FOSS Software for Data Virtualization
- Apache Drill: Ex Google, SQL <-> * (vivid FOSS project, seems well suited)
- Trino (fka PrestoSQL): Ex Facebook SQL <-> * (vivid FOSS project, focus on large scale distributed system?)
- PrestoDB: Ex Facebook, SQL <-> * (use trino instead?)
- JBoss Enterprise Data Services Platform: Part of JBoss Enterprise SOA Platform. SQL/XQuery <-> * (use teeid instead?)
- OpenLink Virtuoso Universal Server: Merger of Kubl and OpenLink, SQL/SPARQL <-> * (looks oldfashioned; documentation in bad shape, little contribution in FOSS repo)

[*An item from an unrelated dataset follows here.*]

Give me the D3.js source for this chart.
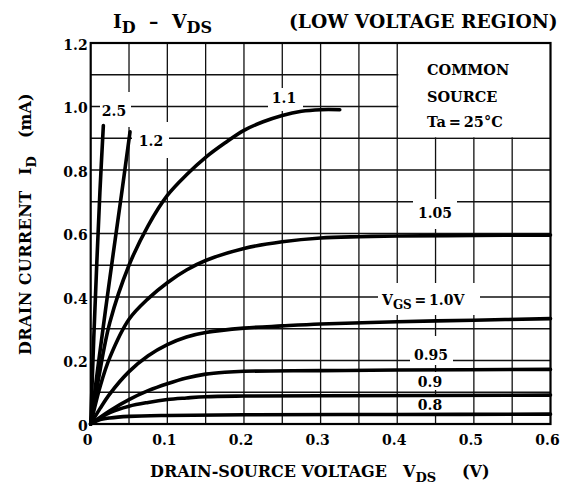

- Teiid (FOSS without community contribution because RedHat does it?)
We should look which data sources (*) are actually supported in each of the systems
Two Architectural Ideas
Server As Delegator
graph TD A[CaosDB Server] --- B[Legacy MySQL Backend] A --- C[Virtualization] C --- D[SQL] C --- E[NoSQL] C --- F[RDF]
This allows easy prototyping and will be used for the next step.
Virtualization Layer replaces Legacy Backend
graph TD A[CaosDB Server] A --- C[Virtualization] C --- B[Legacy MySQL Backend] C --- D[SQL] C --- E[NoSQL] C --- F[RDF]
Due to differences between CQL and SQL we would loose significant capabilities here.